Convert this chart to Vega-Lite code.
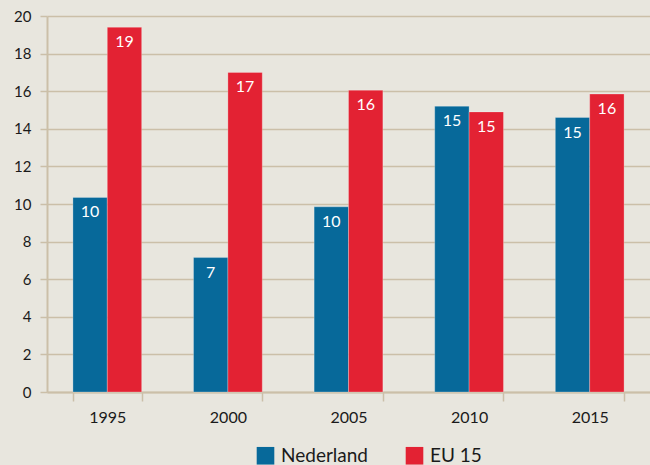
{
  "$schema": "https://vega.github.io/schema/vega-lite/v6.json",
  "width": 603,
  "height": 376,
  "autosize": {"type": "none"},
  "padding": {"left": 47, "top": 16, "right": 0, "bottom": 73},
  "background": "#e8e6de",
  "config": {
    "view": {"stroke": null},
    "font": "Lato",
    "axis": {"labelFont": "Lato", "labelColor": "#1a1a1a", "domainColor": "#cbbfa8", "tickColor": "#cbbfa8", "gridColor": "#cbbfa8"}
  },
  "data": {
    "values": [
      {"year": "1995", "series": "Nederland", "value": 10.35},
      {"year": "1995", "series": "EU 15", "value": 19.4},
      {"year": "2000", "series": "Nederland", "value": 7.15},
      {"year": "2000", "series": "EU 15", "value": 17.0},
      {"year": "2005", "series": "Nederland", "value": 9.85},
      {"year": "2005", "series": "EU 15", "value": 16.05},
      {"year": "2010", "series": "Nederland", "value": 15.2},
      {"year": "2010", "series": "EU 15", "value": 14.9},
      {"year": "2015", "series": "Nederland", "value": 14.6},
      {"year": "2015", "series": "EU 15", "value": 15.85}
    ]
  },
  "encoding": {
    "x": {
      "field": "year", "type": "nominal", "title": null,
      "scale": {"paddingInner": 0.43, "paddingOuter": 0.215},
      "axis": {"labelAngle": 0, "labelFontSize": 16, "labelPadding": 8, "tickBand": "extent", "tickSize": 9, "domainWidth": 2, "tickWidth": 1.5}
    },
    "xOffset": {"field": "series", "type": "nominal", "sort": ["Nederland", "EU 15"], "scale": {"paddingInner": 0}},
    "y": {
      "field": "value", "type": "quantitative", "title": null,
      "scale": {"domain": [0, 20]},
      "axis": {"values": [0, 2, 4, 6, 8, 10, 12, 14, 16, 18, 20], "labelFontSize": 15, "labelPadding": 9, "tickSize": 7, "domainWidth": 2, "gridWidth": 1.5, "tickWidth": 1.5, "grid": true}
    }
  },
  "layer": [
    {
      "mark": {"type": "bar", "stroke": "#ffffff", "strokeOpacity": 0.25, "strokeWidth": 1},
      "encoding": {
        "color": {
          "field": "series", "type": "nominal", "sort": ["Nederland", "EU 15"],
          "scale": {"domain": ["Nederland", "EU 15"], "range": ["#07699a", "#e32233"]},
          "legend": {
            "title": null, "orient": "none", "direction": "horizontal",
            "legendX": 209, "legendY": 430,
            "symbolType": "square", "symbolSize": 310, "symbolStrokeWidth": 0,
            "labelFontSize": 19, "labelColor": "#1a1a1a", "columnPadding": 36, "labelOffset": 6
          }
        }
      }
    },
    {
      "mark": {"type": "text", "color": "white", "baseline": "top", "dy": 7, "fontSize": 16},
      "encoding": {
        "text": {"field": "value", "type": "quantitative", "format": ".0f"}
      }
    }
  ]
}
------------------------------------
## What is expected:
Leave every image out, and retype the material exactly.

## Finished answer:
Convert this chart to Vega-Lite code.
{
  "$schema": "https://vega.github.io/schema/vega-lite/v6.json",
  "width": 603,
  "height": 376,
  "autosize": {"type": "none"},
  "padding": {"left": 47, "top": 16, "right": 0, "bottom": 73},
  "background": "#e8e6de",
  "config": {
    "view": {"stroke": null},
    "font": "Lato",
    "axis": {"labelFont": "Lato", "labelColor": "#1a1a1a", "domainColor": "#cbbfa8", "tickColor": "#cbbfa8", "gridColor": "#cbbfa8"}
  },
  "data": {
    "values": [
      {"year": "1995", "series": "Nederland", "value": 10.35},
      {"year": "1995", "series": "EU 15", "value": 19.4},
      {"year": "2000", "series": "Nederland", "value": 7.15},
      {"year": "2000", "series": "EU 15", "value": 17.0},
      {"year": "2005", "series": "Nederland", "value": 9.85},
      {"year": "2005", "series": "EU 15", "value": 16.05},
      {"year": "2010", "series": "Nederland", "value": 15.2},
      {"year": "2010", "series": "EU 15", "value": 14.9},
      {"year": "2015", "series": "Nederland", "value": 14.6},
      {"year": "2015", "series": "EU 15", "value": 15.85}
    ]
  },
  "encoding": {
    "x": {
      "field": "year", "type": "nominal", "title": null,
      "scale": {"paddingInner": 0.43, "paddingOuter": 0.215},
      "axis": {"labelAngle": 0, "labelFontSize": 16, "labelPadding": 8, "tickBand": "extent", "tickSize": 9, "domainWidth": 2, "tickWidth": 1.5}
    },
    "xOffset": {"field": "series", "type": "nominal", "sort": ["Nederland", "EU 15"], "scale": {"paddingInner": 0}},
    "y": {
      "field": "value", "type": "quantitative", "title": null,
      "scale": {"domain": [0, 20]},
      "axis": {"values": [0, 2, 4, 6, 8, 10, 12, 14, 16, 18, 20], "labelFontSize": 15, "labelPadding": 9, "tickSize": 7, "domainWidth": 2, "gridWidth": 1.5, "tickWidth": 1.5, "grid": true}
    }
  },
  "layer": [
    {
      "mark": {"type": "bar", "stroke": "#ffffff", "strokeOpacity": 0.25, "strokeWidth": 1},
      "encoding": {
        "color": {
          "field": "series", "type": "nominal", "sort": ["Nederland", "EU 15"],
          "scale": {"domain": ["Nederland", "EU 15"], "range": ["#07699a", "#e32233"]},
          "legend": {
            "title": null, "orient": "none", "direction": "horizontal",
            "legendX": 209, "legendY": 430,
            "symbolType": "square", "symbolSize": 310, "symbolStrokeWidth": 0,
            "labelFontSize": 19, "labelColor": "#1a1a1a", "columnPadding": 36, "labelOffset": 6
          }
        }
      }
    },
    {
      "mark": {"type": "text", "color": "white", "baseline": "top", "dy": 7, "fontSize": 16},
      "encoding": {
        "text": {"field": "value", "type": "quantitative", "format": ".0f"}
      }
    }
  ]
}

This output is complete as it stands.